This Saturday, March 26, more than 600 people from 39 middle and high schools will gather at Millersville University from across the state to participate in the annual Pennsylvania Science Olympiad. Students from these schools will be competing in a variety of different events focused on science, technology, engineering and mathematics.
The Science Olympiad is a tournament where teams of 15 students use their STEM skills to engineer something, like an accurate time-keeping piece for example, or to demonstrate their knowledge in a particular STEM field.
“Some of the events involve the construction of devices, like a wooden plane propelled by a rubber band or launching a parachute system for keeping a ping-pong ball in the air for as long as possible,” explains Dr. Daniel Albert, an associate professor of chemistry at the University who is helping to coordinate this event.
“Other events ask students to showcase their laboratory skills in forensics, knowledge of rocks and minerals, knowledge of genetics, or analytical code-breaking skills. All areas of STEM are represented,” he continues.
The tournament will consist of 15 schools competing in the middle school division and 24 schools competing in the high school division. From there, the top nine middle school division teams and the top seven high school teams will move on to compete at the State Tournament on April 30 in Altoona.

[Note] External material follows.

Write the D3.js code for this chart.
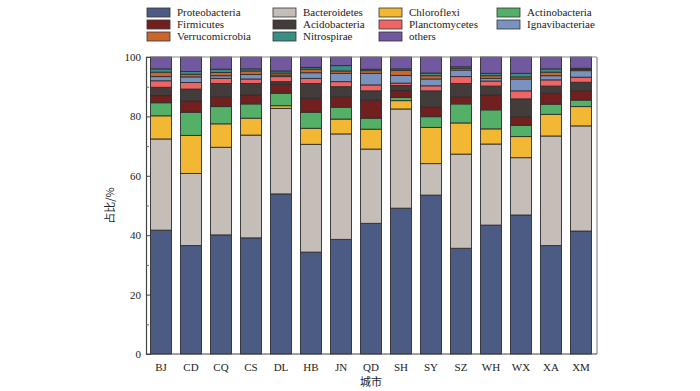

“The Science Olympiad allows students competing to grow in areas that are interesting to them,” says Albert. “It provides a challenge for those students to become excellent in their passion areas, work and train as a member of a team, and showcase their talents.”
“Additionally, it offers all the benefits that often get attributed only to athletics. Students see the payoff of hard work, learn to work with other people towards a common goal, and are challenged to be the best they can be,” he adds.
The tournament will take place Saturday, March 26 from 7 a.m. to 7 p.m. The competing teams will be located in McComsey, Roddy and Caputo Halls, and Pucillo Gymnasium.
“The event involves a large amount of coordination and volunteer time,” Albert says. Dr. Laura Ramos-Sepulveda, assistant professor of biology at the university has been instrumental in recruiting and coordinating volunteers. Around 100 Millersville students, faculty and staff work together to help make this event possible.
“We also appreciate all of the hard work that the coaches and students from the individual teams put into having the day be a fun, competitive, and rewarding celebration of STEM,” he concludes.